> [Stored records]:
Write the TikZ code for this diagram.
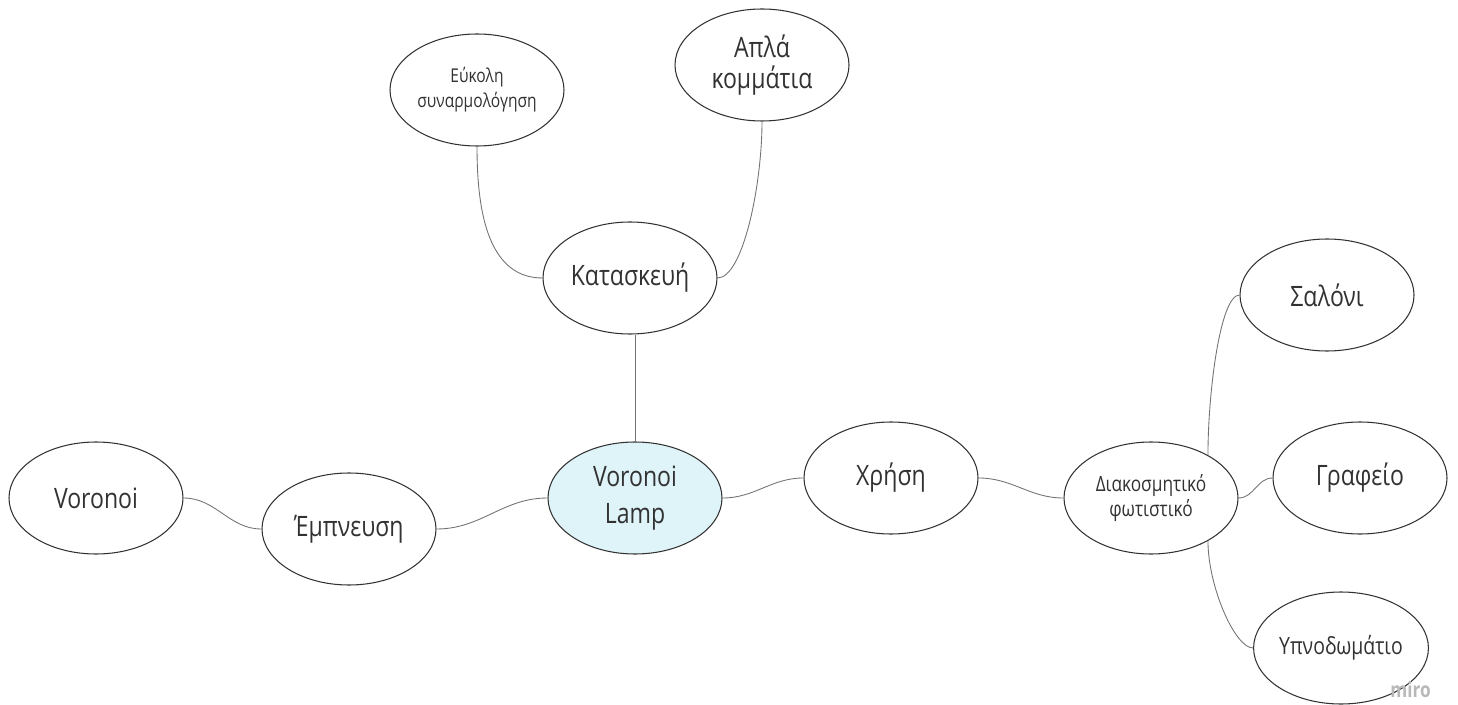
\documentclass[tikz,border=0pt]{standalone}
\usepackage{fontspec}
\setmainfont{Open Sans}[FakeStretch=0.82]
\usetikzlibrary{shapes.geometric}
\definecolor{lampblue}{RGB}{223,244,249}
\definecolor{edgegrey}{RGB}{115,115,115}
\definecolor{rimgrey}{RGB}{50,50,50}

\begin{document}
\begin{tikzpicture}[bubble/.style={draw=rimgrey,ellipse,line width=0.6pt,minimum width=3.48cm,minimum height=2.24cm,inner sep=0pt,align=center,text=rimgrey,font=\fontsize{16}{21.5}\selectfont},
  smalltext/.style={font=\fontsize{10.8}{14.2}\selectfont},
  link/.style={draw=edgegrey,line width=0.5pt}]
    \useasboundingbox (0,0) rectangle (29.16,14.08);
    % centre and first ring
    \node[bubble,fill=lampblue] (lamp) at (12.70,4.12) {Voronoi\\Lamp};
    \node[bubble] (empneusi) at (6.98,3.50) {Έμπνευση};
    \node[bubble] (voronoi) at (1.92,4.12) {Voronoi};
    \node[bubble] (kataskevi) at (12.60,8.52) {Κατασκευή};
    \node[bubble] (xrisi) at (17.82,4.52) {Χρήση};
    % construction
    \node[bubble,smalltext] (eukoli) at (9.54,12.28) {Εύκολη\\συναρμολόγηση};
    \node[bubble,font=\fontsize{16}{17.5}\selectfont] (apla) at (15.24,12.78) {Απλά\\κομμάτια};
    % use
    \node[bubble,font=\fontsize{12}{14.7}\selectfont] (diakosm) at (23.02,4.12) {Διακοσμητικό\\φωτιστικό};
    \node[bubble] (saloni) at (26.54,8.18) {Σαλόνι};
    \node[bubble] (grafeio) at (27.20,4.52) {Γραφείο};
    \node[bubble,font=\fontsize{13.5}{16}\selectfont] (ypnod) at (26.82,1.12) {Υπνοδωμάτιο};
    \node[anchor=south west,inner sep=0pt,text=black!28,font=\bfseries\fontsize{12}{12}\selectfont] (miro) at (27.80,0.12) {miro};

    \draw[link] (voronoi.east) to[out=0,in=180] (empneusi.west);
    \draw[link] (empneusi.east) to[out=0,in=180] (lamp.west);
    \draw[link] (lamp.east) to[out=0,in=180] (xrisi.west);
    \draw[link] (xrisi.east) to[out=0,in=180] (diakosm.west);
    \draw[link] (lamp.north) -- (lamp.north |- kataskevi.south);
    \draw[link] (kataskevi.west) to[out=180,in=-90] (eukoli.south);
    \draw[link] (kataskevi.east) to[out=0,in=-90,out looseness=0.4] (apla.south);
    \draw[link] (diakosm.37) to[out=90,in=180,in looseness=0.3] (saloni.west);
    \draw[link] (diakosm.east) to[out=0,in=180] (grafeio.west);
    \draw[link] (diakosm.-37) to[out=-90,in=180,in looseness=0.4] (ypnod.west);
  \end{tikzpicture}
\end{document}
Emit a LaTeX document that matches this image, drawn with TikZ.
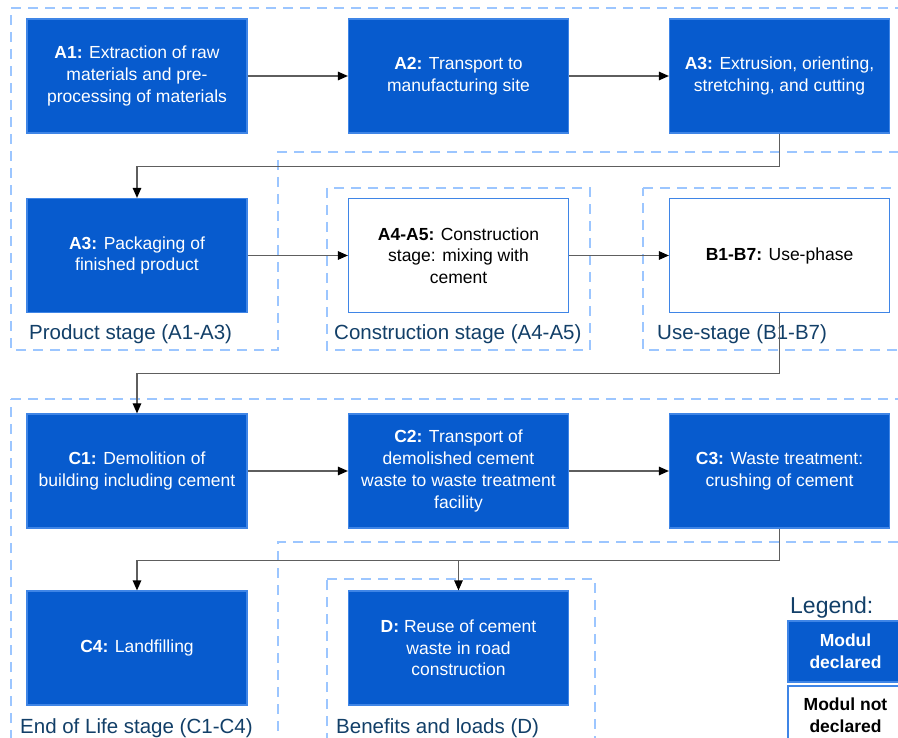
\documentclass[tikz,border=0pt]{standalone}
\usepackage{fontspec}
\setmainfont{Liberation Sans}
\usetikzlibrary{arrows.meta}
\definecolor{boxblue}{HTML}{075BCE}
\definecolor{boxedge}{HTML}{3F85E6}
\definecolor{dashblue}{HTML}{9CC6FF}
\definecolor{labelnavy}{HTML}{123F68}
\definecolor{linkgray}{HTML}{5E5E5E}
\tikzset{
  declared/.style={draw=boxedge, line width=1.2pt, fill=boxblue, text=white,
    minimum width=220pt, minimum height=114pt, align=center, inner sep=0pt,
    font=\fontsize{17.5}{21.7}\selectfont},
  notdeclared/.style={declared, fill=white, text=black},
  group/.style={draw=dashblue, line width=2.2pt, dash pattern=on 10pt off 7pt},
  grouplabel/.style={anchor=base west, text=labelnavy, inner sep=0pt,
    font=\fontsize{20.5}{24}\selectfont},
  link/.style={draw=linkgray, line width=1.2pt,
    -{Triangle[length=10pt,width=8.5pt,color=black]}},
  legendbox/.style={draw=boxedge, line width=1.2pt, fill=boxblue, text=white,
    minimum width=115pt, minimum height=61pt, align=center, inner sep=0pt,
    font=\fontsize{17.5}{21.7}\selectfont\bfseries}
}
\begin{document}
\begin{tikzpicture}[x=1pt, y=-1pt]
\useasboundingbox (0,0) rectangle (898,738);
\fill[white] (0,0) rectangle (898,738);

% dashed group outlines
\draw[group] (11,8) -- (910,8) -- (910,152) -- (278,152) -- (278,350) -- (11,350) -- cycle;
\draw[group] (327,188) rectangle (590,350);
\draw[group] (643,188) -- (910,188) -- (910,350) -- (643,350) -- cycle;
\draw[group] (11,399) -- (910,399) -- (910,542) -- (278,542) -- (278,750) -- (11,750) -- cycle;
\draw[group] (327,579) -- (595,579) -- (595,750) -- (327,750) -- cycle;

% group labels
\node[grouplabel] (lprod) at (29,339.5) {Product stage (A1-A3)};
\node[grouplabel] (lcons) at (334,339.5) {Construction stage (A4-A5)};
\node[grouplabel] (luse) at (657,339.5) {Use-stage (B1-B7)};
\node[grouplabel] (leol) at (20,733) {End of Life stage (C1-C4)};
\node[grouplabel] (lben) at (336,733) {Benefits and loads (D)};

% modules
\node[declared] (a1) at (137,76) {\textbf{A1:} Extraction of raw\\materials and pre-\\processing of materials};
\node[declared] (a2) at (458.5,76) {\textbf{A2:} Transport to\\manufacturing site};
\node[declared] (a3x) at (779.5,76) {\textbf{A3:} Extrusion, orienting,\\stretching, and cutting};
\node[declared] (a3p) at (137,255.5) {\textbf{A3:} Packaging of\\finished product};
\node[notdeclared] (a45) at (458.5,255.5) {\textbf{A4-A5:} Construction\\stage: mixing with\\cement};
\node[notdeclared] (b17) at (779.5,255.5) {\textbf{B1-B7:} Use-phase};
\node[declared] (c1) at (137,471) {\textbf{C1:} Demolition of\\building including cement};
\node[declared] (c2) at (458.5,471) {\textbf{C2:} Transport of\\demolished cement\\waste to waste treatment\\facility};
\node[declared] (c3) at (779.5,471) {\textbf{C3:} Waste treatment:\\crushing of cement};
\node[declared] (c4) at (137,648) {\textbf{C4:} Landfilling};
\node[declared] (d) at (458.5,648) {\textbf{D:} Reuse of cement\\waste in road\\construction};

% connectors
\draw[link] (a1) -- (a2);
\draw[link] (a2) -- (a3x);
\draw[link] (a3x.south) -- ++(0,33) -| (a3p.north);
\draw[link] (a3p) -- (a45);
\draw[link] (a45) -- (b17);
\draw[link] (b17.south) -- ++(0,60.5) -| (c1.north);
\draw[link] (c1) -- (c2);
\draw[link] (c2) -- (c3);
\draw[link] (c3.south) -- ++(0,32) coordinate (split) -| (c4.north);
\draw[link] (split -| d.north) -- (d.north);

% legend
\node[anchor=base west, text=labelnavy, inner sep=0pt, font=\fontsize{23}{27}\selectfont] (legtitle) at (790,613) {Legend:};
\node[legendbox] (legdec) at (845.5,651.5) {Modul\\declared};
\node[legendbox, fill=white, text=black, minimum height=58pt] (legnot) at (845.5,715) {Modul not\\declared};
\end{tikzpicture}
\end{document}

> [Exercise directions]: Using the material above, retype each entry exactly and omit the pictures.

> [Task answer]:
Write the TikZ code for this diagram.
\documentclass[tikz,border=0pt]{standalone}
\usepackage{fontspec}
\setmainfont{Open Sans}[FakeStretch=0.82]
\usetikzlibrary{shapes.geometric}
\definecolor{lampblue}{RGB}{223,244,249}
\definecolor{edgegrey}{RGB}{115,115,115}
\definecolor{rimgrey}{RGB}{50,50,50}

\begin{document}
\begin{tikzpicture}[bubble/.style={draw=rimgrey,ellipse,line width=0.6pt,minimum width=3.48cm,minimum height=2.24cm,inner sep=0pt,align=center,text=rimgrey,font=\fontsize{16}{21.5}\selectfont},
  smalltext/.style={font=\fontsize{10.8}{14.2}\selectfont},
  link/.style={draw=edgegrey,line width=0.5pt}]
    \useasboundingbox (0,0) rectangle (29.16,14.08);
    % centre and first ring
    \node[bubble,fill=lampblue] (lamp) at (12.70,4.12) {Voronoi\\Lamp};
    \node[bubble] (empneusi) at (6.98,3.50) {Έμπνευση};
    \node[bubble] (voronoi) at (1.92,4.12) {Voronoi};
    \node[bubble] (kataskevi) at (12.60,8.52) {Κατασκευή};
    \node[bubble] (xrisi) at (17.82,4.52) {Χρήση};
    % construction
    \node[bubble,smalltext] (eukoli) at (9.54,12.28) {Εύκολη\\συναρμολόγηση};
    \node[bubble,font=\fontsize{16}{17.5}\selectfont] (apla) at (15.24,12.78) {Απλά\\κομμάτια};
    % use
    \node[bubble,font=\fontsize{12}{14.7}\selectfont] (diakosm) at (23.02,4.12) {Διακοσμητικό\\φωτιστικό};
    \node[bubble] (saloni) at (26.54,8.18) {Σαλόνι};
    \node[bubble] (grafeio) at (27.20,4.52) {Γραφείο};
    \node[bubble,font=\fontsize{13.5}{16}\selectfont] (ypnod) at (26.82,1.12) {Υπνοδωμάτιο};
    \node[anchor=south west,inner sep=0pt,text=black!28,font=\bfseries\fontsize{12}{12}\selectfont] (miro) at (27.80,0.12) {miro};

    \draw[link] (voronoi.east) to[out=0,in=180] (empneusi.west);
    \draw[link] (empneusi.east) to[out=0,in=180] (lamp.west);
    \draw[link] (lamp.east) to[out=0,in=180] (xrisi.west);
    \draw[link] (xrisi.east) to[out=0,in=180] (diakosm.west);
    \draw[link] (lamp.north) -- (lamp.north |- kataskevi.south);
    \draw[link] (kataskevi.west) to[out=180,in=-90] (eukoli.south);
    \draw[link] (kataskevi.east) to[out=0,in=-90,out looseness=0.4] (apla.south);
    \draw[link] (diakosm.37) to[out=90,in=180,in looseness=0.3] (saloni.west);
    \draw[link] (diakosm.east) to[out=0,in=180] (grafeio.west);
    \draw[link] (diakosm.-37) to[out=-90,in=180,in looseness=0.4] (ypnod.west);
  \end{tikzpicture}
\end{document}
Emit a LaTeX document that matches this image, drawn with TikZ.
\documentclass[tikz,border=0pt]{standalone}
\usepackage{fontspec}
\setmainfont{Liberation Sans}
\usetikzlibrary{arrows.meta}
\definecolor{boxblue}{HTML}{075BCE}
\definecolor{boxedge}{HTML}{3F85E6}
\definecolor{dashblue}{HTML}{9CC6FF}
\definecolor{labelnavy}{HTML}{123F68}
\definecolor{linkgray}{HTML}{5E5E5E}
\tikzset{
  declared/.style={draw=boxedge, line width=1.2pt, fill=boxblue, text=white,
    minimum width=220pt, minimum height=114pt, align=center, inner sep=0pt,
    font=\fontsize{17.5}{21.7}\selectfont},
  notdeclared/.style={declared, fill=white, text=black},
  group/.style={draw=dashblue, line width=2.2pt, dash pattern=on 10pt off 7pt},
  grouplabel/.style={anchor=base west, text=labelnavy, inner sep=0pt,
    font=\fontsize{20.5}{24}\selectfont},
  link/.style={draw=linkgray, line width=1.2pt,
    -{Triangle[length=10pt,width=8.5pt,color=black]}},
  legendbox/.style={draw=boxedge, line width=1.2pt, fill=boxblue, text=white,
    minimum width=115pt, minimum height=61pt, align=center, inner sep=0pt,
    font=\fontsize{17.5}{21.7}\selectfont\bfseries}
}
\begin{document}
\begin{tikzpicture}[x=1pt, y=-1pt]
\useasboundingbox (0,0) rectangle (898,738);
\fill[white] (0,0) rectangle (898,738);

% dashed group outlines
\draw[group] (11,8) -- (910,8) -- (910,152) -- (278,152) -- (278,350) -- (11,350) -- cycle;
\draw[group] (327,188) rectangle (590,350);
\draw[group] (643,188) -- (910,188) -- (910,350) -- (643,350) -- cycle;
\draw[group] (11,399) -- (910,399) -- (910,542) -- (278,542) -- (278,750) -- (11,750) -- cycle;
\draw[group] (327,579) -- (595,579) -- (595,750) -- (327,750) -- cycle;

% group labels
\node[grouplabel] (lprod) at (29,339.5) {Product stage (A1-A3)};
\node[grouplabel] (lcons) at (334,339.5) {Construction stage (A4-A5)};
\node[grouplabel] (luse) at (657,339.5) {Use-stage (B1-B7)};
\node[grouplabel] (leol) at (20,733) {End of Life stage (C1-C4)};
\node[grouplabel] (lben) at (336,733) {Benefits and loads (D)};

% modules
\node[declared] (a1) at (137,76) {\textbf{A1:} Extraction of raw\\materials and pre-\\processing of materials};
\node[declared] (a2) at (458.5,76) {\textbf{A2:} Transport to\\manufacturing site};
\node[declared] (a3x) at (779.5,76) {\textbf{A3:} Extrusion, orienting,\\stretching, and cutting};
\node[declared] (a3p) at (137,255.5) {\textbf{A3:} Packaging of\\finished product};
\node[notdeclared] (a45) at (458.5,255.5) {\textbf{A4-A5:} Construction\\stage: mixing with\\cement};
\node[notdeclared] (b17) at (779.5,255.5) {\textbf{B1-B7:} Use-phase};
\node[declared] (c1) at (137,471) {\textbf{C1:} Demolition of\\building including cement};
\node[declared] (c2) at (458.5,471) {\textbf{C2:} Transport of\\demolished cement\\waste to waste treatment\\facility};
\node[declared] (c3) at (779.5,471) {\textbf{C3:} Waste treatment:\\crushing of cement};
\node[declared] (c4) at (137,648) {\textbf{C4:} Landfilling};
\node[declared] (d) at (458.5,648) {\textbf{D:} Reuse of cement\\waste in road\\construction};

% connectors
\draw[link] (a1) -- (a2);
\draw[link] (a2) -- (a3x);
\draw[link] (a3x.south) -- ++(0,33) -| (a3p.north);
\draw[link] (a3p) -- (a45);
\draw[link] (a45) -- (b17);
\draw[link] (b17.south) -- ++(0,60.5) -| (c1.north);
\draw[link] (c1) -- (c2);
\draw[link] (c2) -- (c3);
\draw[link] (c3.south) -- ++(0,32) coordinate (split) -| (c4.north);
\draw[link] (split -| d.north) -- (d.north);

% legend
\node[anchor=base west, text=labelnavy, inner sep=0pt, font=\fontsize{23}{27}\selectfont] (legtitle) at (790,613) {Legend:};
\node[legendbox] (legdec) at (845.5,651.5) {Modul\\declared};
\node[legendbox, fill=white, text=black, minimum height=58pt] (legnot) at (845.5,715) {Modul not\\declared};
\end{tikzpicture}
\end{document}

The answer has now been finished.